Material provided
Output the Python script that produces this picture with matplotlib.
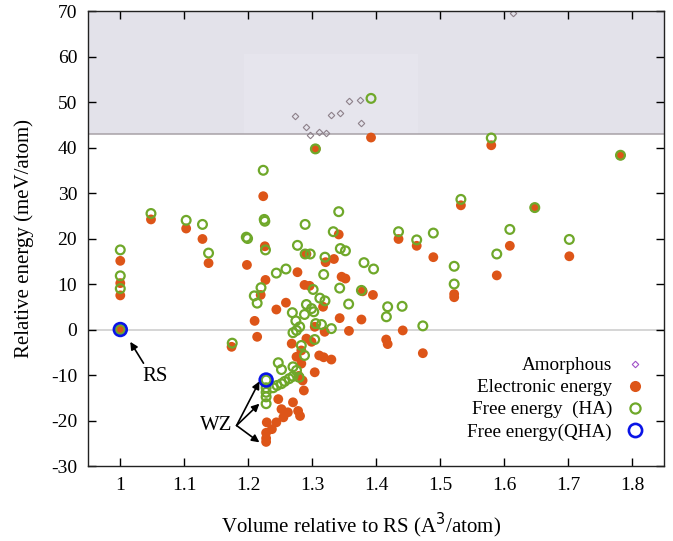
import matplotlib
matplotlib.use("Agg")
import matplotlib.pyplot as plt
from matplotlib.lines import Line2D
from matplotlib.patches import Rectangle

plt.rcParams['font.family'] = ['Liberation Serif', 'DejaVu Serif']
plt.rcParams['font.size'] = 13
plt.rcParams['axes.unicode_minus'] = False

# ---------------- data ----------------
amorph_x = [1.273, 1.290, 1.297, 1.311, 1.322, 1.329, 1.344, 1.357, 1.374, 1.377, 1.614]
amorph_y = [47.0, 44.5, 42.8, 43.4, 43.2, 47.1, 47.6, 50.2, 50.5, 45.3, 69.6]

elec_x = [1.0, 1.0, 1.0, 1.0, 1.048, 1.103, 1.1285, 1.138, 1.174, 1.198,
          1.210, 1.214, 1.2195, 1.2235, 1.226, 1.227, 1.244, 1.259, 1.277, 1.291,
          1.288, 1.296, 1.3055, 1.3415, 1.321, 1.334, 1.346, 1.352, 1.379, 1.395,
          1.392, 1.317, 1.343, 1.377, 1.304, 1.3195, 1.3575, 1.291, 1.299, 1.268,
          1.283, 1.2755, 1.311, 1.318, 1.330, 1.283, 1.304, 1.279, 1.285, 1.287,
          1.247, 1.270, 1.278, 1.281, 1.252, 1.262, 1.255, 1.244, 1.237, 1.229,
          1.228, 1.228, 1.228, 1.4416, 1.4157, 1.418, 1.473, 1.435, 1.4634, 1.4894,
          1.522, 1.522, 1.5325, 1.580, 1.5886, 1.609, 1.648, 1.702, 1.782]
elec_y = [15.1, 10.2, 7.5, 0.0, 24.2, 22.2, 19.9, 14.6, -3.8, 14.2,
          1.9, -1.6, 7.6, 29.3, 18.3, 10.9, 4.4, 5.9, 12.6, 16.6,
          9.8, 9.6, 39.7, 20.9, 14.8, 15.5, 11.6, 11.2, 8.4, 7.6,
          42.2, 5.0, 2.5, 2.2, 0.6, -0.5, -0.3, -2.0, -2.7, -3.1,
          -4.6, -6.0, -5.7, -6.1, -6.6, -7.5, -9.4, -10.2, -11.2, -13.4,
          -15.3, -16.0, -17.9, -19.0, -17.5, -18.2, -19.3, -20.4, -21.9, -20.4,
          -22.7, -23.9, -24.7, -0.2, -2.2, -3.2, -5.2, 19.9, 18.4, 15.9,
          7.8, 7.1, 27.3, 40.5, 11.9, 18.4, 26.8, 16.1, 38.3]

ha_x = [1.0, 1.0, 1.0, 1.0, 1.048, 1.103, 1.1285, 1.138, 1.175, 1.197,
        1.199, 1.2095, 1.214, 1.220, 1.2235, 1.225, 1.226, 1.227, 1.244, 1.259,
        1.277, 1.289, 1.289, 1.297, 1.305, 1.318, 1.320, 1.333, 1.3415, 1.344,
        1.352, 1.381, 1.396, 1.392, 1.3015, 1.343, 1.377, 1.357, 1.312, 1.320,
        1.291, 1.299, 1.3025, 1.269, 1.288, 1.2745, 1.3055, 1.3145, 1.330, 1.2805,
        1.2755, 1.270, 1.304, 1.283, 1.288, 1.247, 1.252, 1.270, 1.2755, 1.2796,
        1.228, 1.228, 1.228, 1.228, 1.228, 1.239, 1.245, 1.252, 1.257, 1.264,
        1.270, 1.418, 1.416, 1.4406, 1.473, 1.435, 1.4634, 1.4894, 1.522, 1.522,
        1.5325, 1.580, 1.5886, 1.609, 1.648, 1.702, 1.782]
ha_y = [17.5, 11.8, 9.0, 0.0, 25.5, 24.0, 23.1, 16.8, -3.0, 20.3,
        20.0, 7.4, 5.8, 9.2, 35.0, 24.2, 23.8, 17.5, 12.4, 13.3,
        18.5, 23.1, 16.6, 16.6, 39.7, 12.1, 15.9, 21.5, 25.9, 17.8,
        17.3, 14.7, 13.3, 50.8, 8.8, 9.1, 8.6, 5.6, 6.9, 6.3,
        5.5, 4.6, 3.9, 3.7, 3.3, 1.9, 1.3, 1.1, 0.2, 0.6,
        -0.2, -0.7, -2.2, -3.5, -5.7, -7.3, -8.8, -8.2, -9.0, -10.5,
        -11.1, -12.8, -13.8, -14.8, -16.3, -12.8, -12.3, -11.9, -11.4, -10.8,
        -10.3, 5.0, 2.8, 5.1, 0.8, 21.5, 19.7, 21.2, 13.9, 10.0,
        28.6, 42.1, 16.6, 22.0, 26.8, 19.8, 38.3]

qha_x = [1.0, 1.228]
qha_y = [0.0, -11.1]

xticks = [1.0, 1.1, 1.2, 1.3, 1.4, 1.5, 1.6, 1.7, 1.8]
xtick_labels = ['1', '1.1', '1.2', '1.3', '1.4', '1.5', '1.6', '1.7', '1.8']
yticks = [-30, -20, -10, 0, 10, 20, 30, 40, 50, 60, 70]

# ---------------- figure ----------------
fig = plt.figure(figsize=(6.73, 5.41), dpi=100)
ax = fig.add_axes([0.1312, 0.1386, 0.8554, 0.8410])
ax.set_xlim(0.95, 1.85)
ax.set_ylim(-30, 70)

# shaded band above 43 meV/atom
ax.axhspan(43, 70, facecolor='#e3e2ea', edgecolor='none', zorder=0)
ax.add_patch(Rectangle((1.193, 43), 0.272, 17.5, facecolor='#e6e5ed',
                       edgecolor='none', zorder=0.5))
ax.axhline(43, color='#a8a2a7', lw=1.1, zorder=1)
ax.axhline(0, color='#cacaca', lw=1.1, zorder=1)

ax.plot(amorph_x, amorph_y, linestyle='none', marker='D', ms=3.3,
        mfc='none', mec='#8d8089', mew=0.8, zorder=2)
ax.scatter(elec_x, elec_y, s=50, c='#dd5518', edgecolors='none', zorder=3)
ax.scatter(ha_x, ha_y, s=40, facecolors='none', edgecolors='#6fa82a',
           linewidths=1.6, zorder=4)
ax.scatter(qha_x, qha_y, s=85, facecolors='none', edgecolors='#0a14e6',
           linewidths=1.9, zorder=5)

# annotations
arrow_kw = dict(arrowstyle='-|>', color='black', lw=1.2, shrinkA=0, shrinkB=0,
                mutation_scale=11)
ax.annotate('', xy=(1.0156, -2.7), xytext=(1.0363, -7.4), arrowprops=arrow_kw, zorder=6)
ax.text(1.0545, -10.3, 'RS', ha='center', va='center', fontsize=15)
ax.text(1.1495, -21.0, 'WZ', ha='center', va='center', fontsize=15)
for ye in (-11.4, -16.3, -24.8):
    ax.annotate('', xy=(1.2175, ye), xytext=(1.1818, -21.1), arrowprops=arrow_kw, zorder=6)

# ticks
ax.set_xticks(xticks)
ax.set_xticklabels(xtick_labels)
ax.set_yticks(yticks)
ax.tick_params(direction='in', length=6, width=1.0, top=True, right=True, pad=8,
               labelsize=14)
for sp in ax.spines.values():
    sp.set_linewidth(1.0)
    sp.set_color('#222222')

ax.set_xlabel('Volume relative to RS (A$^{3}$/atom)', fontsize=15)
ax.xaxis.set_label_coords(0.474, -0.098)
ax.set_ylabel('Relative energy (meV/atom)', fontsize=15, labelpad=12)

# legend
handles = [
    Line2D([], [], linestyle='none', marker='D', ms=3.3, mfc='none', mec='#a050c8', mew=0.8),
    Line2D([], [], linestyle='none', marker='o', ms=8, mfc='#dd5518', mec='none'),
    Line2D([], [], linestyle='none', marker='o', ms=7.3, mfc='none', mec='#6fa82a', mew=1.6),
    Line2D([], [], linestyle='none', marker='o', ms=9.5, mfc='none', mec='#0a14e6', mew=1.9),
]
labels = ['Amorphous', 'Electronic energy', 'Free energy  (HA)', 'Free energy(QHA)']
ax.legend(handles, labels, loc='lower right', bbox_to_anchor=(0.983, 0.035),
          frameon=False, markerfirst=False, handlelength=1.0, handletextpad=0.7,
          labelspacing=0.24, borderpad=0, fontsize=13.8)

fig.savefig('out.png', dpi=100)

Job
Reproduce only the lines from the beginning of the data through the line that contains "50.5, 45.3, 69.6]", both included, and please drop the pictures.

Completed exercise
Output the Python script that produces this picture with matplotlib.
import matplotlib
matplotlib.use("Agg")
import matplotlib.pyplot as plt
from matplotlib.lines import Line2D
from matplotlib.patches import Rectangle

plt.rcParams['font.family'] = ['Liberation Serif', 'DejaVu Serif']
plt.rcParams['font.size'] = 13
plt.rcParams['axes.unicode_minus'] = False

# ---------------- data ----------------
amorph_x = [1.273, 1.290, 1.297, 1.311, 1.322, 1.329, 1.344, 1.357, 1.374, 1.377, 1.614]
amorph_y = [47.0, 44.5, 42.8, 43.4, 43.2, 47.1, 47.6, 50.2, 50.5, 45.3, 69.6]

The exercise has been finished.